- _Data_
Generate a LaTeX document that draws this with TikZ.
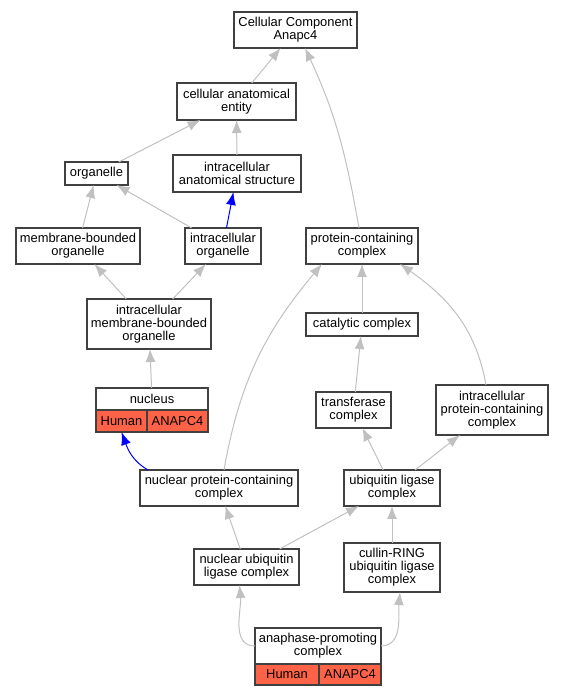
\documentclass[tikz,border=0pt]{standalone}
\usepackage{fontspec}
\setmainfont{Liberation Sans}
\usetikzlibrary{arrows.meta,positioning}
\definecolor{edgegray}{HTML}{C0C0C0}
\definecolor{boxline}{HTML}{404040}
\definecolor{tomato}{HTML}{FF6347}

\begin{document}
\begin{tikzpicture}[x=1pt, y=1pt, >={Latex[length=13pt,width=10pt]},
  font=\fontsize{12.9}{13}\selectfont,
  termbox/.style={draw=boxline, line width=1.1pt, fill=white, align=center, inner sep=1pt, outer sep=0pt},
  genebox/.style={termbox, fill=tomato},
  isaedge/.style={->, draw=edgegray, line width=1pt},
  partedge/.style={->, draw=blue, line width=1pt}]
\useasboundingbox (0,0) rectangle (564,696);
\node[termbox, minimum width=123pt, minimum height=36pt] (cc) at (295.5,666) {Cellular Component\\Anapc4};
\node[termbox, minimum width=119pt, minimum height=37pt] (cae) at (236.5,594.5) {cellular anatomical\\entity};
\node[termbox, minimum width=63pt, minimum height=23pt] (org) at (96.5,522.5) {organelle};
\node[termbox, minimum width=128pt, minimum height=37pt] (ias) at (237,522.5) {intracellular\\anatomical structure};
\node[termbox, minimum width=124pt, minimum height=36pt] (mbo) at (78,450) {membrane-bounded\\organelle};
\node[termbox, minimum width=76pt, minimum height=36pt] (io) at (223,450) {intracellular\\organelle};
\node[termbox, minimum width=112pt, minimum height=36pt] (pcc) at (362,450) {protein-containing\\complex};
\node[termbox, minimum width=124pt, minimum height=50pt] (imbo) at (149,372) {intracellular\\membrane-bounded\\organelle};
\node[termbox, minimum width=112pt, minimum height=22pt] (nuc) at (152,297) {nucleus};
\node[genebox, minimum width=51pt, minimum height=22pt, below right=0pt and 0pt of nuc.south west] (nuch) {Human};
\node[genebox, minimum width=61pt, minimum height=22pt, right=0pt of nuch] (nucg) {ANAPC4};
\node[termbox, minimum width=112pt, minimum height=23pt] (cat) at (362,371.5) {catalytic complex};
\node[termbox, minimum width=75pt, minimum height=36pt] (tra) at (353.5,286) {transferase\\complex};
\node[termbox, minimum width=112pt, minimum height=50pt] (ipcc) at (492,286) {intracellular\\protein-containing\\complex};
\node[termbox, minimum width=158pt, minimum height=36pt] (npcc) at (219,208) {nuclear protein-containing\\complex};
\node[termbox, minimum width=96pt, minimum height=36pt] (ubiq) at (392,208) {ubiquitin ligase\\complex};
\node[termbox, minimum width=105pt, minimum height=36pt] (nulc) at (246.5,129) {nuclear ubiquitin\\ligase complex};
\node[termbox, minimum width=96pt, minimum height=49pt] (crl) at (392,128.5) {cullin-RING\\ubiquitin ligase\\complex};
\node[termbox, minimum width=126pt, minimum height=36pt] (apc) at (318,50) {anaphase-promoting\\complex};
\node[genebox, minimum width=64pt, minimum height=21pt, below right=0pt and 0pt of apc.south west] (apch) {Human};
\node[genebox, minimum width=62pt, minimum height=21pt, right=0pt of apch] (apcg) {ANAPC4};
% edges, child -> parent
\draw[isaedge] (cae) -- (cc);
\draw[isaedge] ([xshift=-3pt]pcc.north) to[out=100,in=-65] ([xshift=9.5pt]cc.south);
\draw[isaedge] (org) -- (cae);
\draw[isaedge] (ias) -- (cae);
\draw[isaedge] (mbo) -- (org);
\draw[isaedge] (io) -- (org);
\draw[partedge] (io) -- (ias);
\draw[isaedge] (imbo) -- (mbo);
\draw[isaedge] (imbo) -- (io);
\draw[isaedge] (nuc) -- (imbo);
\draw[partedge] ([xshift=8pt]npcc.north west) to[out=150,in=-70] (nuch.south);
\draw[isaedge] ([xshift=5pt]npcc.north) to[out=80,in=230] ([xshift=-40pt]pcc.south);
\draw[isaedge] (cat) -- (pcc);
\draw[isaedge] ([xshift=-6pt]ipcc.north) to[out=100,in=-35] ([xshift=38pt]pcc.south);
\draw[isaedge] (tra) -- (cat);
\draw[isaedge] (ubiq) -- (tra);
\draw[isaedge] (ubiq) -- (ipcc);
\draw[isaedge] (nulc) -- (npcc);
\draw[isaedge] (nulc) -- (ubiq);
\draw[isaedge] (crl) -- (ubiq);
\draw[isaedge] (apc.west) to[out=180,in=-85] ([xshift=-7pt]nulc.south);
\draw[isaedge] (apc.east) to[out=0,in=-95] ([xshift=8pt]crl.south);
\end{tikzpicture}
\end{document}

- _Task to carry out_
Without including any pictures, print all of the material exactly as given.

- _Solution_
Generate a LaTeX document that draws this with TikZ.
\documentclass[tikz,border=0pt]{standalone}
\usepackage{fontspec}
\setmainfont{Liberation Sans}
\usetikzlibrary{arrows.meta,positioning}
\definecolor{edgegray}{HTML}{C0C0C0}
\definecolor{boxline}{HTML}{404040}
\definecolor{tomato}{HTML}{FF6347}

\begin{document}
\begin{tikzpicture}[x=1pt, y=1pt, >={Latex[length=13pt,width=10pt]},
  font=\fontsize{12.9}{13}\selectfont,
  termbox/.style={draw=boxline, line width=1.1pt, fill=white, align=center, inner sep=1pt, outer sep=0pt},
  genebox/.style={termbox, fill=tomato},
  isaedge/.style={->, draw=edgegray, line width=1pt},
  partedge/.style={->, draw=blue, line width=1pt}]
\useasboundingbox (0,0) rectangle (564,696);
\node[termbox, minimum width=123pt, minimum height=36pt] (cc) at (295.5,666) {Cellular Component\\Anapc4};
\node[termbox, minimum width=119pt, minimum height=37pt] (cae) at (236.5,594.5) {cellular anatomical\\entity};
\node[termbox, minimum width=63pt, minimum height=23pt] (org) at (96.5,522.5) {organelle};
\node[termbox, minimum width=128pt, minimum height=37pt] (ias) at (237,522.5) {intracellular\\anatomical structure};
\node[termbox, minimum width=124pt, minimum height=36pt] (mbo) at (78,450) {membrane-bounded\\organelle};
\node[termbox, minimum width=76pt, minimum height=36pt] (io) at (223,450) {intracellular\\organelle};
\node[termbox, minimum width=112pt, minimum height=36pt] (pcc) at (362,450) {protein-containing\\complex};
\node[termbox, minimum width=124pt, minimum height=50pt] (imbo) at (149,372) {intracellular\\membrane-bounded\\organelle};
\node[termbox, minimum width=112pt, minimum height=22pt] (nuc) at (152,297) {nucleus};
\node[genebox, minimum width=51pt, minimum height=22pt, below right=0pt and 0pt of nuc.south west] (nuch) {Human};
\node[genebox, minimum width=61pt, minimum height=22pt, right=0pt of nuch] (nucg) {ANAPC4};
\node[termbox, minimum width=112pt, minimum height=23pt] (cat) at (362,371.5) {catalytic complex};
\node[termbox, minimum width=75pt, minimum height=36pt] (tra) at (353.5,286) {transferase\\complex};
\node[termbox, minimum width=112pt, minimum height=50pt] (ipcc) at (492,286) {intracellular\\protein-containing\\complex};
\node[termbox, minimum width=158pt, minimum height=36pt] (npcc) at (219,208) {nuclear protein-containing\\complex};
\node[termbox, minimum width=96pt, minimum height=36pt] (ubiq) at (392,208) {ubiquitin ligase\\complex};
\node[termbox, minimum width=105pt, minimum height=36pt] (nulc) at (246.5,129) {nuclear ubiquitin\\ligase complex};
\node[termbox, minimum width=96pt, minimum height=49pt] (crl) at (392,128.5) {cullin-RING\\ubiquitin ligase\\complex};
\node[termbox, minimum width=126pt, minimum height=36pt] (apc) at (318,50) {anaphase-promoting\\complex};
\node[genebox, minimum width=64pt, minimum height=21pt, below right=0pt and 0pt of apc.south west] (apch) {Human};
\node[genebox, minimum width=62pt, minimum height=21pt, right=0pt of apch] (apcg) {ANAPC4};
% edges, child -> parent
\draw[isaedge] (cae) -- (cc);
\draw[isaedge] ([xshift=-3pt]pcc.north) to[out=100,in=-65] ([xshift=9.5pt]cc.south);
\draw[isaedge] (org) -- (cae);
\draw[isaedge] (ias) -- (cae);
\draw[isaedge] (mbo) -- (org);
\draw[isaedge] (io) -- (org);
\draw[partedge] (io) -- (ias);
\draw[isaedge] (imbo) -- (mbo);
\draw[isaedge] (imbo) -- (io);
\draw[isaedge] (nuc) -- (imbo);
\draw[partedge] ([xshift=8pt]npcc.north west) to[out=150,in=-70] (nuch.south);
\draw[isaedge] ([xshift=5pt]npcc.north) to[out=80,in=230] ([xshift=-40pt]pcc.south);
\draw[isaedge] (cat) -- (pcc);
\draw[isaedge] ([xshift=-6pt]ipcc.north) to[out=100,in=-35] ([xshift=38pt]pcc.south);
\draw[isaedge] (tra) -- (cat);
\draw[isaedge] (ubiq) -- (tra);
\draw[isaedge] (ubiq) -- (ipcc);
\draw[isaedge] (nulc) -- (npcc);
\draw[isaedge] (nulc) -- (ubiq);
\draw[isaedge] (crl) -- (ubiq);
\draw[isaedge] (apc.west) to[out=180,in=-85] ([xshift=-7pt]nulc.south);
\draw[isaedge] (apc.east) to[out=0,in=-95] ([xshift=8pt]crl.south);
\end{tikzpicture}
\end{document}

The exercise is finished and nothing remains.